Process YOLO results

Process YOLO results

Converts the output tensor of a YOLO deep learning model to generally usable data types. The tool first reshapes an input tensor to an N-by-(5 + classCount) matrix that has the parameters of one bounding box on each row. It filters out detections that have too low confidence and performs non-maximum suppression on the rest.
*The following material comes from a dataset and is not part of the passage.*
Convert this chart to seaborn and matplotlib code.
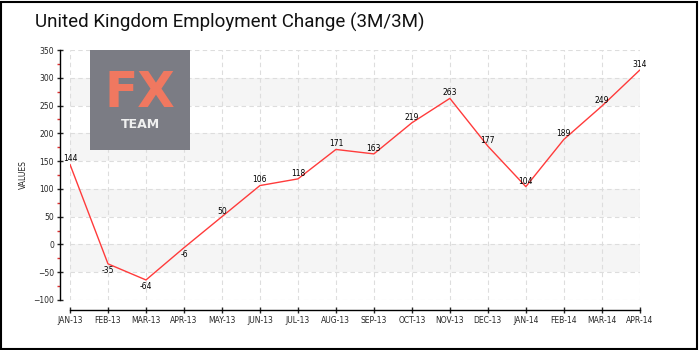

The output of a YOLO model. The shape is assumed to be (1 x K x S x S) or (K x S x S), where K = B * (classCount + 5), S is the number of vertical and horizontal image subdivisions and B is the number of anchor boxes per subdivision. For example in YOLO v2, S=13, B=5, classCount=20, so K = 125.
The image to which the model was applied. Both width and height are assumed to be P * S, where S is the number of vertical and horizontal image subdivisions, P is the number of pixels per subdivision. For example in YOLO v2, S=13 and P=32, so the image size must be 416 x 416. The image is needed because the tensor produced by a YOLO model does not contain information about the coordinate system of the image the model was applied to.
Minimum confidence for a bounding box to be accepted.
Overlap ratio threshold for pruning overlapping detections (non-maximum suppression). If the overlap ratio (intersection over union) of two detections with the same class is greater than this value, the detection with a lower confidence will be discarded. Set to one to disable non-maximum suppression.
The number of classes in the one-hot encoded class vector.
A B-by-2 matrix that contains the relative size of anchor boxes the YOLO model was trained with.


Upper left corner of each remaining detection as a coordinate frame that is aligned to the axes of the image coordinate system. A 4N-by-4 matrix.
The size of the bounding box in world coordinates. An N-by-2 matrix.
The class index of each detection. An N-by-1 matrix.
The confidence of each detection. An N-by-1 matrix.